12/12/2012

Mechanical Minions

They promised us home nuclear generators, flying cars, and robots.  You can look it up in old editions of Popular Mechanics.  But no-o-o-o.  I'm still paying the power bill and still driving around in a thing with wheels, on the ground.  Isn't that dangerous?  I mean, don't they run into things and stuff?

Oh well, at least I have robots.  Not the "Danger, Will Robinson" kind.  But robots.  Faithful electromechanical servants.

My clothes washer is smarter than the first computer I worked with.  Doesn't work any better than the clockwork-timer jobbie we started with, but it's quieter, and they tell me it's more energy-efficient.

I have a robot in my kitchen that's kind of cool.  I put soft, squishy food waste into this thing through a hole in my sink, and then I turn on the water and tell it to take out the garbage, and by golly it disposes of that stuff.

But my favorite robot is the one that does automatic data backups at work.  I bet that between 1982 and 1992, I spent a thousand hours backing up data onto removable media.  I missed out on 8" floppies (but I remember our early version of dBASE came with 8" as well as 5-1/4" floppies!  I used 5-1/4" floppies in all varieties; I used 3-1/2" floppies low and high density; I used Quarter Inch Cartridge tapes.  The QIC tapes were supposed to be a vast improvement because it promised "automatic" backups onto a single media destination tape.  Only problem was it didn't always work, so you sort of had to attend it anyway -- and it violates the Popular Mechanics promises if the human has to be the attendant of the machine.
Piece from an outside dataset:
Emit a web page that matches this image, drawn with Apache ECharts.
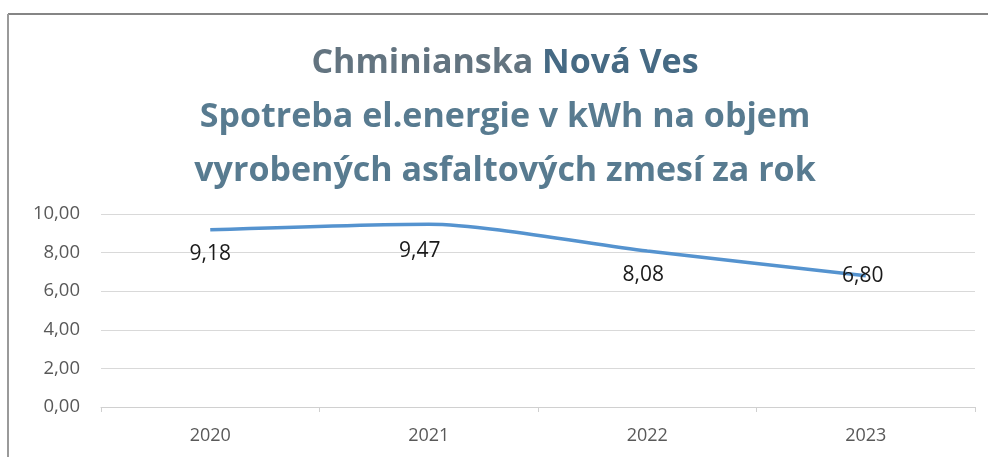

Since 2005, however, the core of the backup strategy has been CDs (and now DVDs).  I have software that actually does reliable automatic backups while I am home not thinking about my employer's data.
When it requires a disc change, it politely opens the drive and waits for my presence in the morning;  in my mind's eye it seems to bow slightly at the waist as it hands me the completed disc on a butler's silver salver.  "Thank you, Minion, you may go," I say.

At last I am the ruler of my mechanical minions!